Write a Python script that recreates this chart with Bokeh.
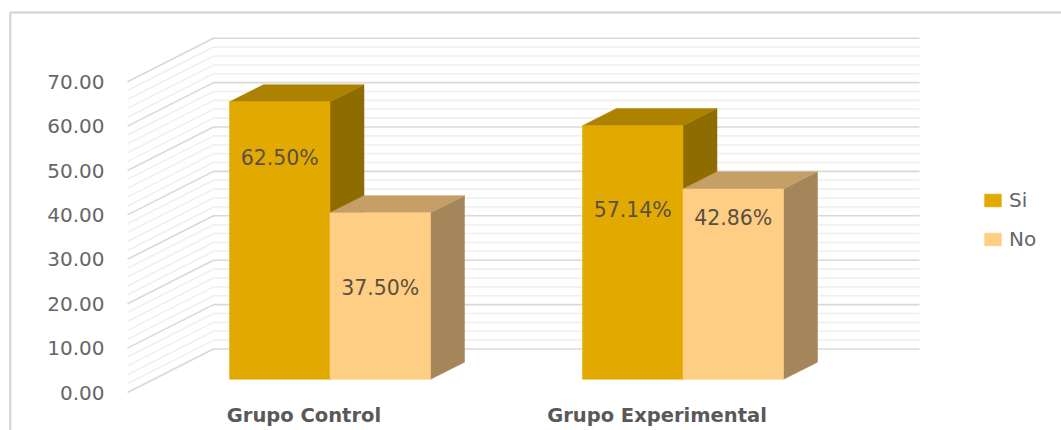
from bokeh.plotting import figure
from bokeh.models import ColumnDataSource, FixedTicker, Legend, LegendItem, NumeralTickFormatter
from bokeh.core.properties import value
from bokeh.embed import file_html
from bokeh.resources import INLINE

categories = ["Grupo Control", "Grupo Experimental"]
series_names = ["Si", "No"]
si_values = [62.50, 57.14]
no_values = [37.50, 42.86]
y_ticks = [0, 10, 20, 30, 40, 50, 60, 70]
minor_ticks = [2, 4, 6, 8, 12, 14, 16, 18, 22, 24, 26, 28, 32, 34, 36, 38,
               42, 44, 46, 48, 52, 54, 56, 58, 62, 64, 66, 68]

# layout (pixels) and colours
WIDTH, HEIGHT = 1061, 430
AXIS_PX_X, ZERO_PX_Y, XAXIS_PX_Y = 127, 392, 393
BORDER_PX_X, BORDER_PX_Y = 9.7, 12
PX_UNIT_Y = 4.44          # pixels per value unit
PX_UNIT_X = 353.0         # pixels per category
WALL_DX, WALL_DY = 86 / PX_UNIT_X, 43.5 / PX_UNIT_Y
Z_FRONT, Z_BACK = 26 / 86, 60 / 86
BAR_W = 100.5 / PX_UNIT_X
FONT = "DejaVu Sans"
TXT = "#666666"
SI = ("#E2AA00", "#AD8200", "#8F6C00")
NO = ("#FFCE85", "#C59F66", "#A5855A")
LABEL_DROP = {"Si": [56, 84], "No": [75, 29]}

x_start = -0.5 - AXIS_PX_X / PX_UNIT_X
x_end = x_start + WIDTH / PX_UNIT_X
y_start = (ZERO_PX_Y - HEIGHT) / PX_UNIT_Y
y_end = ZERO_PX_Y / PX_UNIT_Y

p = figure(
    width=WIDTH, height=HEIGHT, output_backend="svg", toolbar_location=None,
    x_range=(x_start, x_end), y_range=(y_start, y_end),
    min_border=0, outline_line_color=None, background_fill_color="white",
)
p.grid.visible = False

# axes live inside the frame, at fixed locations
p.yaxis.fixed_location = -0.5
p.yaxis.ticker = FixedTicker(ticks=y_ticks)
p.yaxis.formatter = NumeralTickFormatter(format="0.00")
p.yaxis.axis_line_color = None
p.yaxis.major_tick_line_color = None
p.yaxis.minor_tick_line_color = None
p.yaxis.major_tick_out = 0
p.yaxis.major_tick_in = 0
p.yaxis.major_label_standoff = 23
p.yaxis.major_label_text_font = FONT
p.yaxis.major_label_text_font_size = "20px"
p.yaxis.major_label_text_color = TXT

p.xaxis.fixed_location = (ZERO_PX_Y - XAXIS_PX_Y) / PX_UNIT_Y
p.xaxis.ticker = FixedTicker(ticks=list(range(len(categories))))
p.xaxis.major_label_overrides = {i: c for i, c in enumerate(categories)}
p.xaxis.axis_line_color = None
p.xaxis.major_tick_line_color = None
p.xaxis.minor_tick_line_color = None
p.xaxis.major_tick_out = 0
p.xaxis.major_tick_in = 0
p.xaxis.major_label_standoff = 10
p.xaxis.major_label_text_font = FONT
p.xaxis.major_label_text_font_style = "bold"
p.xaxis.major_label_text_font_size = "19.5px"
p.xaxis.major_label_text_color = "#595959"

# chart-area outline (left and top edges)
bx = x_start + BORDER_PX_X / PX_UNIT_X
by = y_end - BORDER_PX_Y / PX_UNIT_Y
p.line([bx, bx, x_end], [y_start, by, by], line_color="#D9D9D9", line_width=2.5)

# walls with gridlines
x_l, x_r = -0.5, 1.5


def walls(ticks, color, width):
    xs, ys = [], []
    for t in ticks:
        xs.append([x_l, x_l + WALL_DX, x_r + WALL_DX])
        ys.append([t, t + WALL_DY, t + WALL_DY])
    p.multi_line(xs, ys, line_color=color, line_width=width)


walls(minor_ticks, "#F0F0F0", 1.6)
walls(y_ticks, "#D9D9D9", 1.6)


def bars(values, shift, colors, name):
    dxf, dyf = Z_FRONT * WALL_DX, Z_FRONT * WALL_DY
    dxb, dyb = Z_BACK * WALL_DX, Z_BACK * WALL_DY
    lefts = [i + shift + dxf for i in range(len(values))]
    rights = [l + BAR_W for l in lefts]
    p.patches([[r, r + dxb - dxf, r + dxb - dxf, r] for r in rights],
              [[dyf, dyb, v + dyb, v + dyf] for v in values],
              fill_color=colors[2], line_color=colors[2], line_width=0.5)
    p.patches([[l, r, r + dxb - dxf, l + dxb - dxf] for l, r in zip(lefts, rights)],
              [[v + dyf, v + dyf, v + dyb, v + dyb] for v in values],
              fill_color=colors[1], line_color=colors[1], line_width=0.5)
    src = ColumnDataSource(dict(x=[(l + r) / 2 for l, r in zip(lefts, rights)],
                                top=[v + dyf for v in values],
                                bottom=[dyf] * len(values)))
    r = p.vbar(x="x", top="top", bottom="bottom", width=BAR_W, source=src,
               fill_color=colors[0], line_color=colors[0], line_width=0.5)
    return r, src


si_r, si_src = bars(si_values, -BAR_W, SI, "Si")
no_r, no_src = bars(no_values, 0, NO, "No")


def data_labels(src, values, name):
    p.text(x=src.data["x"], y=src.data["top"],
           text=[f"{v:.2f}%" for v in values],
           y_offset=LABEL_DROP[name],
           text_align="center", text_baseline="middle",
           text_font=value(FONT), text_font_size="20.5px", text_color="#5A5040")


data_labels(si_src, si_values, "Si")
data_labels(no_src, no_values, "No")

legend = Legend(items=[LegendItem(label=series_names[0], renderers=[si_r]),
                       LegendItem(label=series_names[1], renderers=[no_r])],
                location=(982, 179), orientation="vertical",
                background_fill_alpha=0, border_line_color=None,
                padding=0, margin=0, spacing=15,
                glyph_width=21, glyph_height=16, label_standoff=6,
                label_text_font=FONT, label_text_font_size="20px",
                label_text_color=TXT)
p.add_layout(legend)

open("out.html", "w").write(file_html(p, INLINE))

* Stated problem *
Repeat the listing in full and exactly. Do not include any images.

* Answer in full *
Write a Python script that recreates this chart with Bokeh.
from bokeh.plotting import figure
from bokeh.models import ColumnDataSource, FixedTicker, Legend, LegendItem, NumeralTickFormatter
from bokeh.core.properties import value
from bokeh.embed import file_html
from bokeh.resources import INLINE

categories = ["Grupo Control", "Grupo Experimental"]
series_names = ["Si", "No"]
si_values = [62.50, 57.14]
no_values = [37.50, 42.86]
y_ticks = [0, 10, 20, 30, 40, 50, 60, 70]
minor_ticks = [2, 4, 6, 8, 12, 14, 16, 18, 22, 24, 26, 28, 32, 34, 36, 38,
               42, 44, 46, 48, 52, 54, 56, 58, 62, 64, 66, 68]

# layout (pixels) and colours
WIDTH, HEIGHT = 1061, 430
AXIS_PX_X, ZERO_PX_Y, XAXIS_PX_Y = 127, 392, 393
BORDER_PX_X, BORDER_PX_Y = 9.7, 12
PX_UNIT_Y = 4.44          # pixels per value unit
PX_UNIT_X = 353.0         # pixels per category
WALL_DX, WALL_DY = 86 / PX_UNIT_X, 43.5 / PX_UNIT_Y
Z_FRONT, Z_BACK = 26 / 86, 60 / 86
BAR_W = 100.5 / PX_UNIT_X
FONT = "DejaVu Sans"
TXT = "#666666"
SI = ("#E2AA00", "#AD8200", "#8F6C00")
NO = ("#FFCE85", "#C59F66", "#A5855A")
LABEL_DROP = {"Si": [56, 84], "No": [75, 29]}

x_start = -0.5 - AXIS_PX_X / PX_UNIT_X
x_end = x_start + WIDTH / PX_UNIT_X
y_start = (ZERO_PX_Y - HEIGHT) / PX_UNIT_Y
y_end = ZERO_PX_Y / PX_UNIT_Y

p = figure(
    width=WIDTH, height=HEIGHT, output_backend="svg", toolbar_location=None,
    x_range=(x_start, x_end), y_range=(y_start, y_end),
    min_border=0, outline_line_color=None, background_fill_color="white",
)
p.grid.visible = False

# axes live inside the frame, at fixed locations
p.yaxis.fixed_location = -0.5
p.yaxis.ticker = FixedTicker(ticks=y_ticks)
p.yaxis.formatter = NumeralTickFormatter(format="0.00")
p.yaxis.axis_line_color = None
p.yaxis.major_tick_line_color = None
p.yaxis.minor_tick_line_color = None
p.yaxis.major_tick_out = 0
p.yaxis.major_tick_in = 0
p.yaxis.major_label_standoff = 23
p.yaxis.major_label_text_font = FONT
p.yaxis.major_label_text_font_size = "20px"
p.yaxis.major_label_text_color = TXT

p.xaxis.fixed_location = (ZERO_PX_Y - XAXIS_PX_Y) / PX_UNIT_Y
p.xaxis.ticker = FixedTicker(ticks=list(range(len(categories))))
p.xaxis.major_label_overrides = {i: c for i, c in enumerate(categories)}
p.xaxis.axis_line_color = None
p.xaxis.major_tick_line_color = None
p.xaxis.minor_tick_line_color = None
p.xaxis.major_tick_out = 0
p.xaxis.major_tick_in = 0
p.xaxis.major_label_standoff = 10
p.xaxis.major_label_text_font = FONT
p.xaxis.major_label_text_font_style = "bold"
p.xaxis.major_label_text_font_size = "19.5px"
p.xaxis.major_label_text_color = "#595959"

# chart-area outline (left and top edges)
bx = x_start + BORDER_PX_X / PX_UNIT_X
by = y_end - BORDER_PX_Y / PX_UNIT_Y
p.line([bx, bx, x_end], [y_start, by, by], line_color="#D9D9D9", line_width=2.5)

# walls with gridlines
x_l, x_r = -0.5, 1.5


def walls(ticks, color, width):
    xs, ys = [], []
    for t in ticks:
        xs.append([x_l, x_l + WALL_DX, x_r + WALL_DX])
        ys.append([t, t + WALL_DY, t + WALL_DY])
    p.multi_line(xs, ys, line_color=color, line_width=width)


walls(minor_ticks, "#F0F0F0", 1.6)
walls(y_ticks, "#D9D9D9", 1.6)


def bars(values, shift, colors, name):
    dxf, dyf = Z_FRONT * WALL_DX, Z_FRONT * WALL_DY
    dxb, dyb = Z_BACK * WALL_DX, Z_BACK * WALL_DY
    lefts = [i + shift + dxf for i in range(len(values))]
    rights = [l + BAR_W for l in lefts]
    p.patches([[r, r + dxb - dxf, r + dxb - dxf, r] for r in rights],
              [[dyf, dyb, v + dyb, v + dyf] for v in values],
              fill_color=colors[2], line_color=colors[2], line_width=0.5)
    p.patches([[l, r, r + dxb - dxf, l + dxb - dxf] for l, r in zip(lefts, rights)],
              [[v + dyf, v + dyf, v + dyb, v + dyb] for v in values],
              fill_color=colors[1], line_color=colors[1], line_width=0.5)
    src = ColumnDataSource(dict(x=[(l + r) / 2 for l, r in zip(lefts, rights)],
                                top=[v + dyf for v in values],
                                bottom=[dyf] * len(values)))
    r = p.vbar(x="x", top="top", bottom="bottom", width=BAR_W, source=src,
               fill_color=colors[0], line_color=colors[0], line_width=0.5)
    return r, src


si_r, si_src = bars(si_values, -BAR_W, SI, "Si")
no_r, no_src = bars(no_values, 0, NO, "No")


def data_labels(src, values, name):
    p.text(x=src.data["x"], y=src.data["top"],
           text=[f"{v:.2f}%" for v in values],
           y_offset=LABEL_DROP[name],
           text_align="center", text_baseline="middle",
           text_font=value(FONT), text_font_size="20.5px", text_color="#5A5040")


data_labels(si_src, si_values, "Si")
data_labels(no_src, no_values, "No")

legend = Legend(items=[LegendItem(label=series_names[0], renderers=[si_r]),
                       LegendItem(label=series_names[1], renderers=[no_r])],
                location=(982, 179), orientation="vertical",
                background_fill_alpha=0, border_line_color=None,
                padding=0, margin=0, spacing=15,
                glyph_width=21, glyph_height=16, label_standoff=6,
                label_text_font=FONT, label_text_font_size="20px",
                label_text_color=TXT)
p.add_layout(legend)

open("out.html", "w").write(file_html(p, INLINE))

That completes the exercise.